I admit it: on this morning I am hungfuckingover as a fuckingmotherfucker. Nothing outside of having a few on the rocks will change that. I take Advil and drink coffee instead. I correct my sexual faux pax from the previous night - ladies first, after all - and press myself up against Christine. I shift from foreplay to fiveplay and give her 41 orgasms. I count them.

We watch a James Bond flick in bed, then shower, dress, and have lunch in a trendy forgettable restaurant. We go shopping. The wife gets DKNY shades and a Lucky hoodie. I score a copy of Candy Girl: A Year in the Life of an Unlikely Stripper by Diablo Cody. This chick is funny. Diablo talks about her life as a stripper and peepshow goddess. She pulls no punches while her clientele pulls their puds. Strippers are angels from heaven.

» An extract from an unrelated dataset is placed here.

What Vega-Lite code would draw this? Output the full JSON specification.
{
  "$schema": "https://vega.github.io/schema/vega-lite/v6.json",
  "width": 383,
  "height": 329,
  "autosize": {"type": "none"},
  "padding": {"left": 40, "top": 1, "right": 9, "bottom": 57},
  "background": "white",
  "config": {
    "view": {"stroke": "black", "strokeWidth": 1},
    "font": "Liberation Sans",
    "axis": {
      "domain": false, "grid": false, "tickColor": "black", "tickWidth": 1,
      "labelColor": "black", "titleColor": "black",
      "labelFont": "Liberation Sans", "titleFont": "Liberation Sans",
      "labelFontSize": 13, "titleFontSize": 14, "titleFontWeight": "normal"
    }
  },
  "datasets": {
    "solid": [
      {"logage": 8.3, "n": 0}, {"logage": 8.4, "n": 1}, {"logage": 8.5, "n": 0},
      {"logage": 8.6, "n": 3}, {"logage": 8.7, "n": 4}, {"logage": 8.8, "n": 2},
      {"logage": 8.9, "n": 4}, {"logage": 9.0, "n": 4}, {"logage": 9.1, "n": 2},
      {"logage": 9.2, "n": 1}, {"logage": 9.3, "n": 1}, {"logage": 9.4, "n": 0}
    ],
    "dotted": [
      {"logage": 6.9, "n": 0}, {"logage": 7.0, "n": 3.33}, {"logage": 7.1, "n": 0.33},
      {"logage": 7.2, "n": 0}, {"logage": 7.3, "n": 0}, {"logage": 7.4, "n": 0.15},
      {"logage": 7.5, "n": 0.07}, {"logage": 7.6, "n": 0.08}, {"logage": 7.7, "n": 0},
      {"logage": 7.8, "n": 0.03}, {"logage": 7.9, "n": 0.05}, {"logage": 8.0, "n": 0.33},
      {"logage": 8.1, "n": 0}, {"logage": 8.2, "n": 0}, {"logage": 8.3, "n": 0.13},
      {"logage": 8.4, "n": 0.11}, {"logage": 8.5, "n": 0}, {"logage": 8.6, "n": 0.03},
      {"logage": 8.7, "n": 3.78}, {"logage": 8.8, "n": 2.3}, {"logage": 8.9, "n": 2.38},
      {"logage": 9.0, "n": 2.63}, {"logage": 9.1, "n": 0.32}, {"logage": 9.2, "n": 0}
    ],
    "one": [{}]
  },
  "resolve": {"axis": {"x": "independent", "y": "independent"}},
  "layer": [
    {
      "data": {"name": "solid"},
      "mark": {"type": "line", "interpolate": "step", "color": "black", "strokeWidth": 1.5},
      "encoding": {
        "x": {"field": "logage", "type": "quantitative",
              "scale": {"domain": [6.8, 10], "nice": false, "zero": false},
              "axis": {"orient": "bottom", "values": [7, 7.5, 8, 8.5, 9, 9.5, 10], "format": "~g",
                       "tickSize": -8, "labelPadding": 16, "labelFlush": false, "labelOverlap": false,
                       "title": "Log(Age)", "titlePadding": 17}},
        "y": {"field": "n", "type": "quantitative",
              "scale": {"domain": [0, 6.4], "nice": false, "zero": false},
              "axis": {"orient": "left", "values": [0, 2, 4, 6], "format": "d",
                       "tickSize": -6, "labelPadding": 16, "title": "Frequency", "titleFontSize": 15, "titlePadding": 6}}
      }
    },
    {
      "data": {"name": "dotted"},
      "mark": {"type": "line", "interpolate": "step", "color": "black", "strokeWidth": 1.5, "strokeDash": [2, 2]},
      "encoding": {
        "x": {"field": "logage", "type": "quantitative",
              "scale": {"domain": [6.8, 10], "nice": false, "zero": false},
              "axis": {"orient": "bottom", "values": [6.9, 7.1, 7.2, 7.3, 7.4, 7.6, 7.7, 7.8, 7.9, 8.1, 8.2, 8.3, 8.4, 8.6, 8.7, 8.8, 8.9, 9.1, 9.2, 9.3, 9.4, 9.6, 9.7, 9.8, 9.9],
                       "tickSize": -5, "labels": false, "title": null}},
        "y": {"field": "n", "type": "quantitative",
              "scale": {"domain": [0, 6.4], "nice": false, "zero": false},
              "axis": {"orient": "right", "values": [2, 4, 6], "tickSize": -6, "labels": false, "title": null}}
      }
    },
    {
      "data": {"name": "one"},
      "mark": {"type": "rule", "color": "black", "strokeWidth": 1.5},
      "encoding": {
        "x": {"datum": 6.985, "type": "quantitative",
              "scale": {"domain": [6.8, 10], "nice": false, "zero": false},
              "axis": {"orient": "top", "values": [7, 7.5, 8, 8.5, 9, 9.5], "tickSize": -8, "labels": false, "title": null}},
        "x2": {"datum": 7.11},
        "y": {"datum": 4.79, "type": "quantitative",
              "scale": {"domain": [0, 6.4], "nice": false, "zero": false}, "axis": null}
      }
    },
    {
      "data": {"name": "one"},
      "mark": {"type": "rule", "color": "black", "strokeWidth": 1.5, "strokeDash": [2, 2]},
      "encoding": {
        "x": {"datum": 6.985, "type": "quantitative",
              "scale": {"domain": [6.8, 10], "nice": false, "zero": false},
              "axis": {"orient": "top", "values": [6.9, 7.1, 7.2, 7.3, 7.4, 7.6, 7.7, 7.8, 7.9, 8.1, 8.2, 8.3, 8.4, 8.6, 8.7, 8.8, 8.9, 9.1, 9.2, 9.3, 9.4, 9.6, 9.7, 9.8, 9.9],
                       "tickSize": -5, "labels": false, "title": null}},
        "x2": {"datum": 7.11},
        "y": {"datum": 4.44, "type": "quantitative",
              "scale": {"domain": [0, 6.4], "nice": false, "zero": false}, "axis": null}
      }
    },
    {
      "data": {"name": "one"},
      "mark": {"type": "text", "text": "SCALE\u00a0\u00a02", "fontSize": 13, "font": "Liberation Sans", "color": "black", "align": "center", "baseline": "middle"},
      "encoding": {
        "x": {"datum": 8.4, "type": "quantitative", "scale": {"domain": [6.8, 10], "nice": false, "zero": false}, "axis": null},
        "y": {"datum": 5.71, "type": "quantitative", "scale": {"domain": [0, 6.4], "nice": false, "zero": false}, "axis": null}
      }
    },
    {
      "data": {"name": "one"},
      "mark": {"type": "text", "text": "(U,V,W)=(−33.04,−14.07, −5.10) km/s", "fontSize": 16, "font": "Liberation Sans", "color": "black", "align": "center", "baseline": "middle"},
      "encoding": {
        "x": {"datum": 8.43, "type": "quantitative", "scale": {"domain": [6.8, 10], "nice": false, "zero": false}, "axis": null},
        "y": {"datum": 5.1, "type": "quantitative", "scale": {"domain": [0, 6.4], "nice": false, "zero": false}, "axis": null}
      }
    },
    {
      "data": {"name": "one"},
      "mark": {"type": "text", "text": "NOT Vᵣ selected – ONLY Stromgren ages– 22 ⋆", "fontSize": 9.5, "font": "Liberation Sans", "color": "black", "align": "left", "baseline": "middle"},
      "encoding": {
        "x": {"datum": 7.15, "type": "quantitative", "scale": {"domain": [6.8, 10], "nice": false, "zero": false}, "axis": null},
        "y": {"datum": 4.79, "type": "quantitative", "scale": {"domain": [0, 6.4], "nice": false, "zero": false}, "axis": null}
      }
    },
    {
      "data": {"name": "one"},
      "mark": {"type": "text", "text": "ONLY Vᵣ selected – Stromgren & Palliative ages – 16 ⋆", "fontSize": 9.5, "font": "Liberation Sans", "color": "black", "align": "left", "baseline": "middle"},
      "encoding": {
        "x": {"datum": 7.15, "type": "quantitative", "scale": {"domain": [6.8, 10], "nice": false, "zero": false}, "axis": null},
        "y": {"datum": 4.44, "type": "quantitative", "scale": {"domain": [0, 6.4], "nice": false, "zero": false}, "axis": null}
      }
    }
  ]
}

I sit near the pool, it's late afternoon ... I finish the book in a breezy couple of hours while Christine floats by on a pink raft, back and forth. I drink two Blues ... slowly. The hangover finally splits.

We wake up late. Sean comes by at 4 with his latest girlfriend, Jennifer, and we start drinking. We hit it hard. Oh, it's fun all right but it seems that Jennifer can't shut the fuck up. Not for one fucking minute. I nod and pretend to listen. Jennifer is hot as a crotch - don't get me wrong - but her constant yammering makes me nuts.

Snaps, pops, and kudos to Sean, though - that's for sure. He's a good man. After a dozen or so, towards the end of the night, the bastard starts reading Bukowski out loud. He mesmerizes. For those moments he is Hank. Sean slurs; we all slur. He slurs that he was friends with Buk; I can't be sure.

Truth be told, we stay in bed all day and alternate between having tantric sex and watching more Bond flicks. Did you know that Sinatra sings the theme song of You Only Live Twice? That's right - Nancy Sinatra.

I don't complain, the weekend is swell, but in the early evening the hospital calls - I have to perform emergency surgery on a guy. And I'm half in the fucking bag from margaritas. Luckily, Sean meets me in the parking lot and powders my nose. The operation goes smoothly; the patient goes home the next morning.

How was your weekend?


I ate a collard green eggroll and a sweet potato bisquit at Taste of Chicago. And watched a bunch of fireworks.

Which was fine until I read about YOUR weekend.